In an earlier deep learning article, we talked about how inference workloads—the use of already-trained neural networks to analyze data—can run on fairly cheap hardware, but running the training workload that the neural network “learns” on is orders of magnitude more expensive.
In particular, the more potential inputs you have to an algorithm, the more out of control your scaling problem gets when analyzing its problem space. This is where MACH, a research project authored by Rice University’s Tharun Medini and Anshumali Shrivastava, comes in. MACH is an acronym for Merged Average Classifiers via Hashing, and according to lead researcher Shrivastava, “[its] training times are about 7-10 times faster, and… memory footprints are 2-4 times smaller” than those of previous large-scale deep learning techniques.
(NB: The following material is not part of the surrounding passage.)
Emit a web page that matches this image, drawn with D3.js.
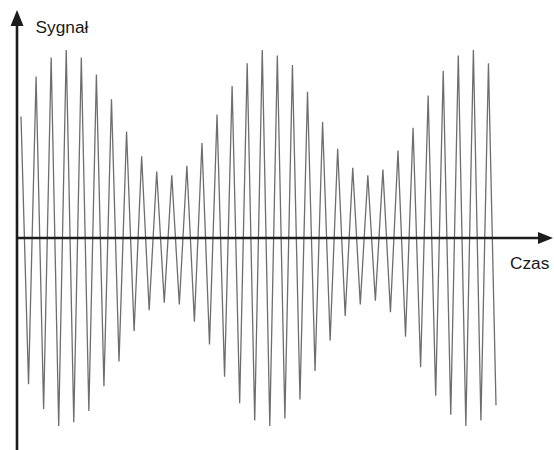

In describing the scale of extreme classification problems, Medini refers to online shopping search queries, noting that “there are easily more than 100 million products online.” This is, if anything, conservative—one data company claimed Amazon US alone sold 606 million separate products, with the entire company offering more than three billion products worldwide. Another company reckons the US product count at 353 million. Medini continues, “a neural network that takes search input and predicts from 100 million outputs, or products, will typically end up with about 2,000 parameters per product. So you multiply those, and the final layer of the neural network is 200 billion parameters … [and] I’m talking about a very, very dead simple neural network model.”